Though many schools have adopted variants of global pedagogy, use various western case studies, allow students international exchange programmes and even access global faculty, the Indian B-Schools are not factories for global leaders. Many who have got into global leadership roles, whether of international companies or major Indian global firms would actually have more to thank their work experiences rather than their B-school education.
Most schools are still hiring people on largely analytical strengths than behavioural dimensions that would support global leadership. The class composition is not adequately heterogeneous on many campuses, global cultural perspectives barely understood and attributes that build for a truly global experience rarely honed. Doing a few courses and case studies of situations across the world does not prepare one for global leadership.
Many schools also suffer from faculty who lack appreciation of any global leadership nuances. This is a big handicap in building perspectives in students of global careers. Language courses are typically missing; courses on cross- cultural sensitivities and etiquettes are usually non-existent.

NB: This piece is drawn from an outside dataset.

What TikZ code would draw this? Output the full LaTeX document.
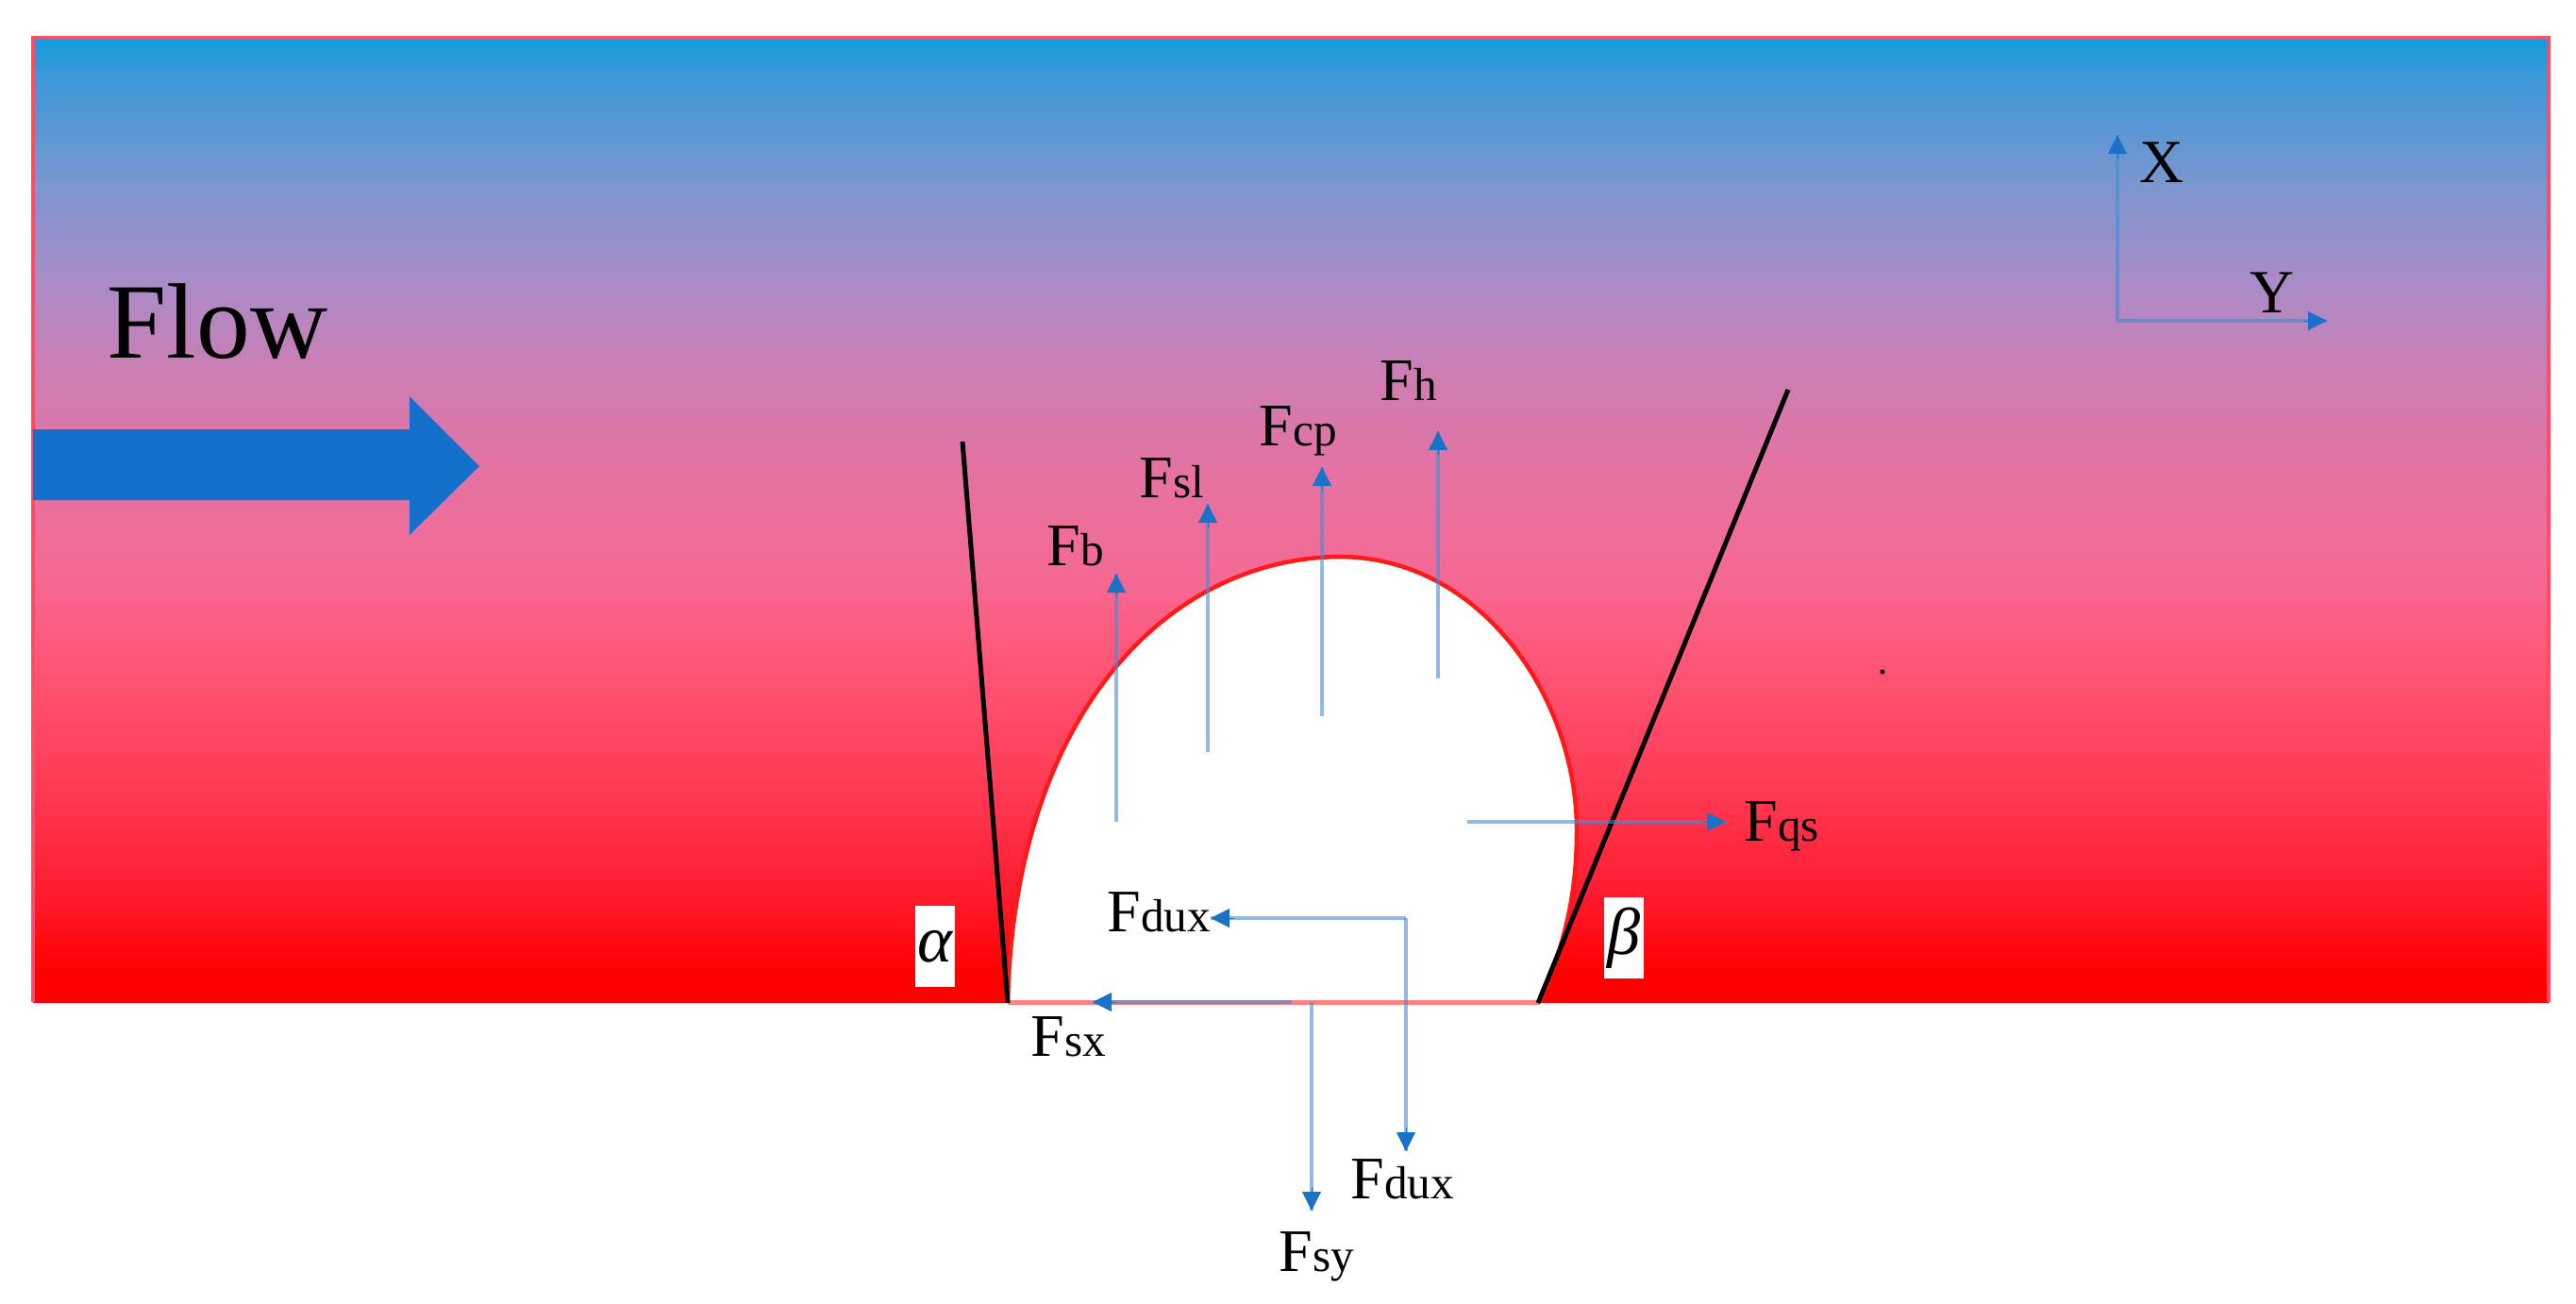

It thus is not natural for many global companies to look at most Indian B-schools as natural feeders to their global programmes.
Given that some of the students in some of the Indian schools would cerebrally be as good as anyone else in the world, the Indian schools need to prepare them better and more holistically for global careers. Things are much better today than some years back. As more alumni get to global leadership roles, there is more inspiration that will flow back to the campuses. Leveraging such alumni to talk about what it takes to be a global leader will help students and faculty alike. They can help co-design courses that expose students to issues that prepares them better for global leadership.
Accessing more global faculty, broad basing curriculum design, deeper relationships with global business schools will help enhance the global brand of many business schools. Some that have been able to earn their stripes already have a fair interest with firms, both Indian and overseas, to hire for global opportunities.
The challenge is to systematically build scale and design for meeting the growing need for global leaders. Those that help corporates shrink their own efforts at this will reap a smart harvest; the others will shrivel and fade away. The B-schools in India have to make their choice.